## Instruction
Retype every line from the start of the data down to and including the line with "import seaborn as sns". Skip the pictures.
<<<<
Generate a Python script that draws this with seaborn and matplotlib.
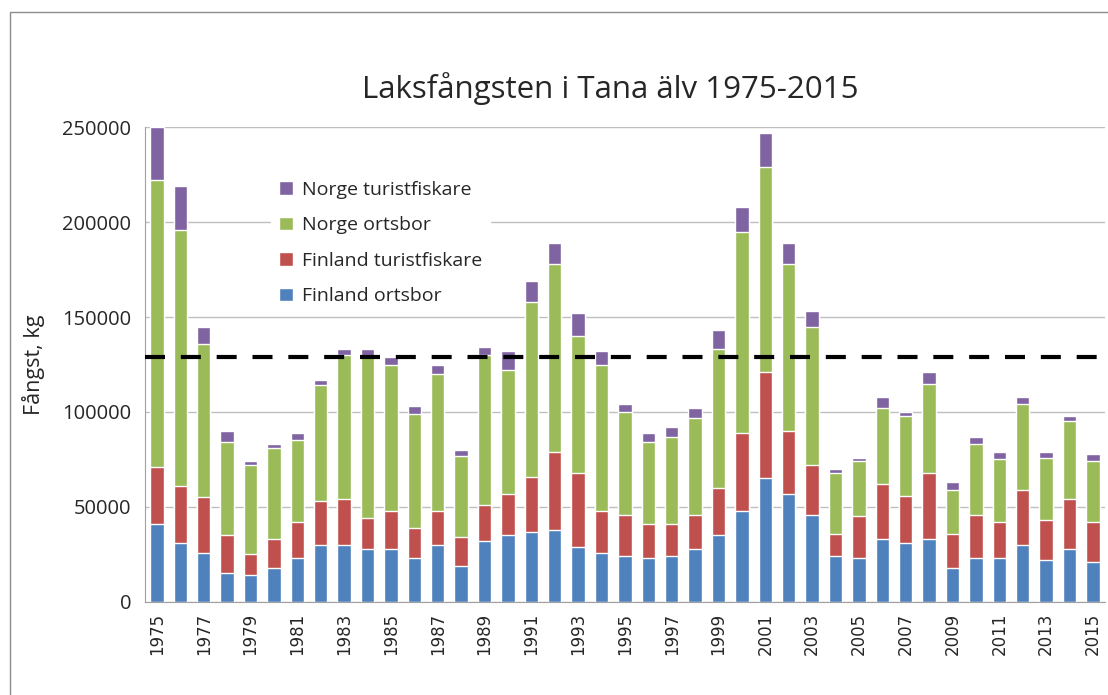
"""Laksfångsten i Tana älv 1975-2015 - stacked bar chart."""
import matplotlib
matplotlib.use("Agg")
import matplotlib.pyplot as plt
from matplotlib.patches import Patch, Rectangle
import numpy as np
import pandas as pd
import seaborn as sns

# -- Data ----------------------------------------------------------------------
YEARS = list(range(1975, 2016))
finland_ortsbor = [41000, 31000, 26000, 15000, 14000, 18000, 23000, 30000, 30000, 28000,
                   28000, 23000, 30000, 19000, 32000, 35000, 37000, 38000, 29000, 26000,
                   24000, 23000, 24000, 28000, 35000, 48000, 65000, 57000, 46000, 24000,
                   23000, 33000, 31000, 33000, 18000, 23000, 23000, 30000, 22000, 28000,
                   21000]
finland_turist = [30000, 30000, 29000, 20000, 11000, 15000, 19000, 23000, 24000, 16000,
                  20000, 16000, 18000, 15000, 19000, 22000, 29000, 41000, 39000, 22000,
                  22000, 18000, 17000, 18000, 25000, 41000, 56000, 33000, 26000, 12000,
                  22000, 29000, 25000, 35000, 18000, 23000, 19000, 29000, 21000, 26000,
                  21000]
norge_ortsbor = [151000, 135000, 81000, 49000, 47000, 48000, 43000, 61000, 76000, 85000,
                 77000, 60000, 72000, 43000, 79000, 65000, 92000, 99000, 72000, 77000,
                 54000, 43000, 46000, 51000, 73000, 106000, 108000, 88000, 73000, 32000,
                 29000, 40000, 42000, 47000, 23000, 37000, 33000, 45000, 33000, 41000,
                 32000]
norge_turist = [28000, 23000, 9000, 6000, 2000, 2000, 4000, 3000, 3000, 4000,
                4000, 4000, 5000, 3000, 4000, 10000, 11000, 11000, 12000, 7000,
                4000, 5000, 5000, 5000, 10000, 13000, 18000, 11000, 8000, 2000,
                2000, 6000, 2000, 6000, 4000, 4000, 4000, 4000, 3000, 3000,
                4000]
SERIES = ["Finland ortsbor", "Finland turistfiskare", "Norge ortsbor", "Norge turistfiskare"]
COLORS = ["#4F81BD", "#C0504D", "#9BBB59", "#8064A2"]
REFERENCE_LEVEL = 129000

TITLE = "Laksfångsten i Tana älv 1975-2015"
Y_LABEL = "Fångst, kg"

sns.set_theme(style="white")
plt.rcParams["font.family"] = ["Open Sans", "DejaVu Sans"]


def build_frame() -> pd.DataFrame:
    df = pd.DataFrame({
        "year": [str(y) for y in YEARS],
        SERIES[0]: finland_ortsbor,
        SERIES[1]: finland_turist,
        SERIES[2]: norge_ortsbor,
        SERIES[3]: norge_turist,
    })
    # cumulative tops so later (lower) layers are drawn over earlier ones
    df[SERIES] = df[SERIES].cumsum(axis=1)
    return df


def main() -> None:
    df = build_frame()
    fig = plt.figure(figsize=(11.08, 6.95), dpi=100)
    ax = fig.add_axes([0.131, 0.134, 0.866, 0.683])

    for name, color in reversed(list(zip(SERIES, COLORS))):
        sns.barplot(data=df, x="year", y=name, color=color, width=0.57,
                    saturation=1, ax=ax, zorder=2)

    ax.axhline(REFERENCE_LEVEL, color="black", lw=3, dashes=(4.8, 3.8), zorder=4)

    ax.set_ylim(0, 250000)
    ax.set_xlim(-0.5, len(YEARS) - 0.5)
    ax.set_yticks(np.arange(0, 250001, 50000))
    ax.set_yticklabels([str(v) for v in range(0, 250001, 50000)], fontsize=14.5)
    ax.yaxis.grid(True, color="#BFBFBF", lw=1)
    ax.set_axisbelow(True)

    ax.set_xticks(range(0, len(YEARS), 2))
    ax.set_xticklabels([str(y) for y in YEARS[::2]], rotation=90, fontsize=12,
                       family=["DejaVu Sans"])
    ax.set_xticks(np.arange(-0.5, len(YEARS), 1), minor=True)
    ax.tick_params(axis="x", which="major", length=0, pad=8)
    ax.tick_params(axis="x", which="minor", length=5, color="#A0A0A0", width=0.8)
    ax.tick_params(axis="y", length=4, color="#A0A0A0", pad=6)
    ax.set_xlabel("")
    ax.set_ylabel(Y_LABEL, fontsize=15.5, labelpad=12)

    for side in ("top", "right"):
        ax.spines[side].set_visible(False)
    for side in ("left", "bottom"):
        ax.spines[side].set_color("#A0A0A0")
        ax.spines[side].set_linewidth(0.8)

    handles = [Patch(facecolor=c, label=s) for s, c in zip(SERIES, COLORS)][::-1]
    leg = ax.legend(handles=handles, loc="upper left", bbox_to_anchor=(0.236, 0.765),
                    bbox_transform=fig.transFigure, fontsize=14, frameon=True,
                    handlelength=0.7, handleheight=0.7, handletextpad=0.5,
                    labelspacing=0.9, borderpad=0.4)
    leg.get_frame().set_facecolor("white")
    leg.get_frame().set_edgecolor("white")
    leg.get_frame().set_alpha(1)
    leg.set_zorder(5)

    fig.text(0.551, 0.873, TITLE, ha="center", va="center", fontsize=22.5)
    fig.patches.append(Rectangle((10 / 1108, -0.05), 1.1, 1 - 12 / 695 + 0.05,
                                 transform=fig.transFigure, fill=False,
                                 edgecolor="#8C8C8C", lw=1))

    fig.savefig("out.png", dpi=100)
    plt.close(fig)


if __name__ == "__main__":
    main()
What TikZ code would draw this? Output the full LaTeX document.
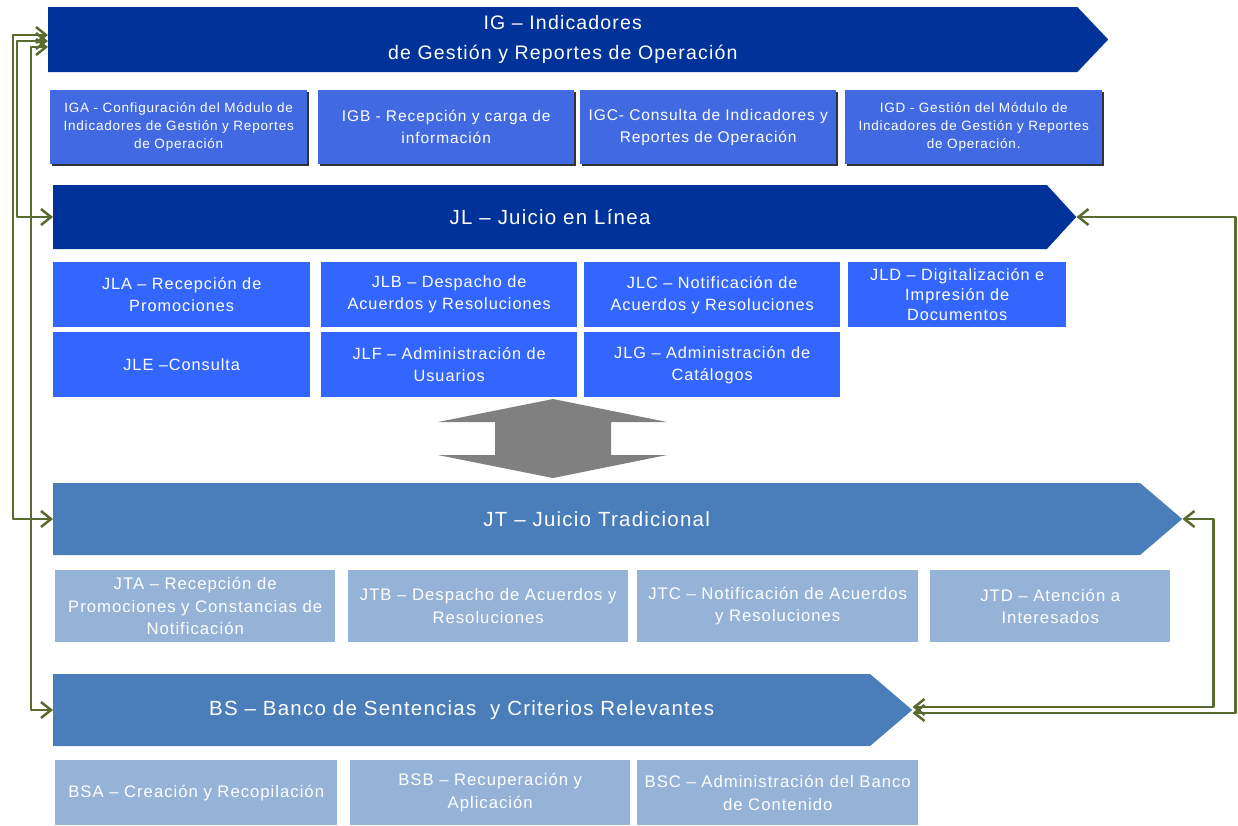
\documentclass[tikz,border=0pt]{standalone}
\usepackage{fontspec}
\setmainfont{Liberation Sans}[LetterSpace=6]
\usetikzlibrary{shapes.symbols,arrows.meta,shadows}
\definecolor{navy}{RGB}{0,51,153}
\definecolor{igblue}{RGB}{65,105,225}
\definecolor{jlblue}{RGB}{51,102,255}
\definecolor{steel}{RGB}{74,126,187}
\definecolor{pale}{RGB}{149,179,215}
\definecolor{olive}{RGB}{90,107,48}
\definecolor{arrowgray}{RGB}{128,128,128}
\begin{document}
\begin{tikzpicture}[x=1pt, y=-1pt, line join=round, >={Straight Barb[length=10pt,width=16pt]},
	banner/.style={signal, signal to=east, anchor=west, inner sep=0pt, text=white, align=center, font=\fontsize{20.5}{30}\selectfont},
	sub/.style={rectangle, anchor=north west, inner xsep=3pt, inner ysep=0pt, text=white, align=center, text width=#1},
	igsub/.style={sub=#1, fill=igblue, minimum height=74pt, font=\fontsize{13.5}{18}\selectfont,
		drop shadow={shadow xshift=1.5pt, shadow yshift=-2pt, fill=black!80, opacity=1}},
	jlsub/.style={sub=#1, fill=jlblue, minimum height=65pt, font=\fontsize{16.3}{22}\selectfont},
	jtsub/.style={sub=#1, fill=pale, minimum height=72pt, font=\fontsize{16.7}{22.5}\selectfont},
	link/.style={draw=olive, line width=2.5pt, <->}]
	\useasboundingbox (0,0) rectangle (1238,825);
	% banners
	\node[banner, fill=navy, minimum width=1060pt, minimum height=65pt, signal pointer angle=93, font=\fontsize{19.5}{30}\selectfont] (ig) at (48,39.5) {IG – Indicadores\\de Gestión y Reportes de Operación};
	\node[banner, fill=navy, minimum width=1023pt, minimum height=64pt, signal pointer angle=95] (jl) at (53,217) {JL – Juicio en Línea};
	\node[banner, fill=steel, minimum width=1129pt, minimum height=72pt, signal pointer angle=81] (jt) at (53,519) {JT – Juicio Tradicional};
	\node[banner, fill=steel, minimum width=859pt, minimum height=72pt, signal pointer angle=81] (bs) at (53,710) {BS – Banco de Sentencias\ \ y Criterios Relevantes};
	% IG
	\node[igsub=251pt] (iga) at (50,90) {IGA - Configuración del Módulo de\\Indicadores de Gestión y Reportes\\de Operación};
	\node[igsub=250pt, font=\fontsize{15.5}{22}\selectfont] (igb) at (318,90) {IGB - Recepción y carga de\\información};
	\node[igsub=250pt, font=\fontsize{15.5}{22}\selectfont] (igc) at (580,90) {IGC- Consulta de Indicadores y\\Reportes de Operación};
	\node[igsub=251pt] (igd) at (845,90) {IGD - Gestión del Módulo de\\Indicadores de Gestión y Reportes\\de Operación.};
	% JL
	\node[jlsub=251pt] (jla) at (53,262) {JLA – Recepción de\\Promociones};
	\node[jlsub=250pt] (jlb) at (321,262) {JLB – Despacho de\\Acuerdos y Resoluciones};
	\node[jlsub=250pt] (jlc) at (584,262) {JLC – Notificación de\\Acuerdos y Resoluciones};
	\node[jlsub=212pt, font=\fontsize{16.3}{20}\selectfont] (jld) at (848,262) {JLD – Digitalización e\\Impresión de\\Documentos};
	\node[jlsub=251pt] (jle) at (53,332) {JLE –Consulta};
	\node[jlsub=250pt] (jlf) at (321,332) {JLF – Administración de\\Usuarios};
	\node[jlsub=250pt] (jlg) at (584,332) {JLG – Administración de\\Catálogos};
	% JT
	\node[jtsub=274pt] (jta) at (55,570) {JTA – Recepción de\\Promociones y Constancias de\\Notificación};
	\node[jtsub=274pt] (jtb) at (348,570) {JTB – Despacho de Acuerdos y\\Resoluciones};
	\node[jtsub=275pt] (jtc) at (637,570) {JTC – Notificación de Acuerdos\\y Resoluciones};
	\node[jtsub=234pt] (jtd) at (930,570) {JTD – Atención a\\Interesados};
	% BS
	\node[jtsub=276pt, minimum height=65pt] (bsa) at (55,760) {BSA – Creación y Recopilación};
	\node[jtsub=274pt, minimum height=65pt] (bsb) at (350,760) {BSB – Recuperación y\\Aplicación};
	\node[jtsub=275pt, minimum height=65pt] (bsc) at (637,760) {BSC – Administración del Banco\\de Contenido};
	% double arrow JL <-> JT
	\fill[arrowgray] (553,399) -- (667,422) -- (611,422) -- (611,455) -- (667,455) -- (553,478) -- (438,455) -- (495,455) -- (495,422) -- (438,422) -- cycle;
	% links
	\draw[link] ([yshift=4.5pt]ig.west) -- ++(-35,0) |- (jt.west);
	\draw[link] ([yshift=-1.5pt]ig.west) -- ++(-31,0) |- (jl.west);
	\draw[link] ([yshift=-7.5pt]ig.west) -- ++(-17,0) |- (bs.west);
	\draw[link] (jl.east) -- ++(159,0) |- ([yshift=-3pt]bs.east);
	\draw[link] (jt.east) -- ++(31,0) |- ([yshift=3pt]bs.east);
\end{tikzpicture}
\end{document}
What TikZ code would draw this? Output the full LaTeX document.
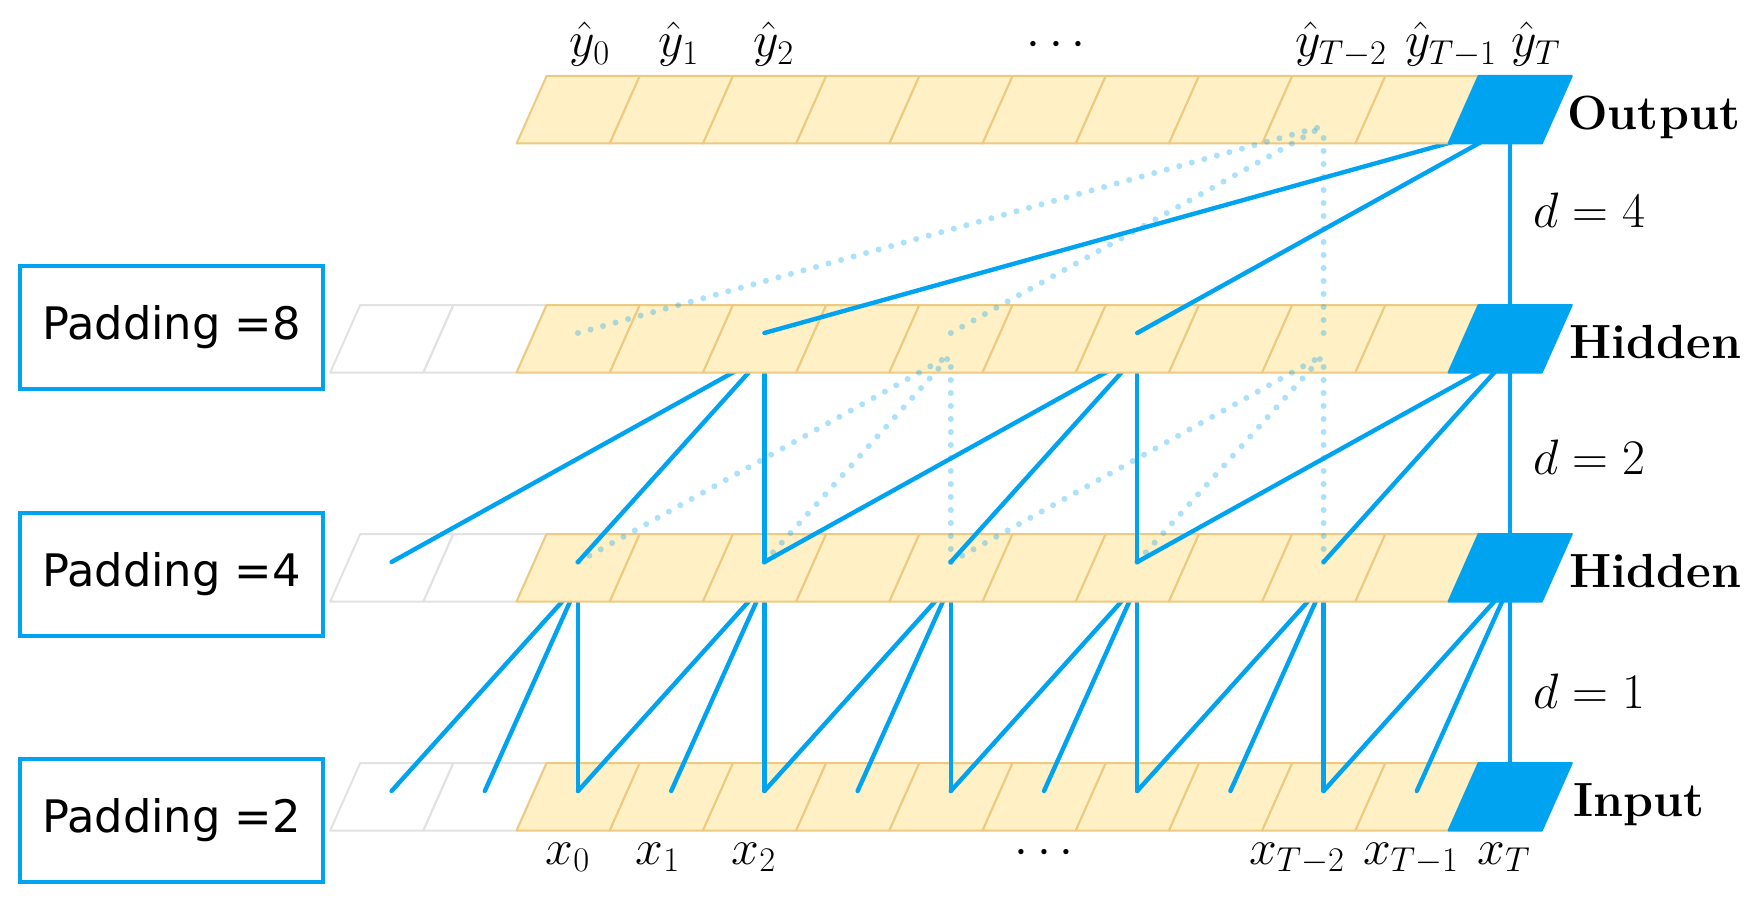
>>>>
## Output of the exercise
Generate a Python script that draws this with seaborn and matplotlib.
"""Laksfångsten i Tana älv 1975-2015 - stacked bar chart."""
import matplotlib
matplotlib.use("Agg")
import matplotlib.pyplot as plt
from matplotlib.patches import Patch, Rectangle
import numpy as np
import pandas as pd
import seaborn as sns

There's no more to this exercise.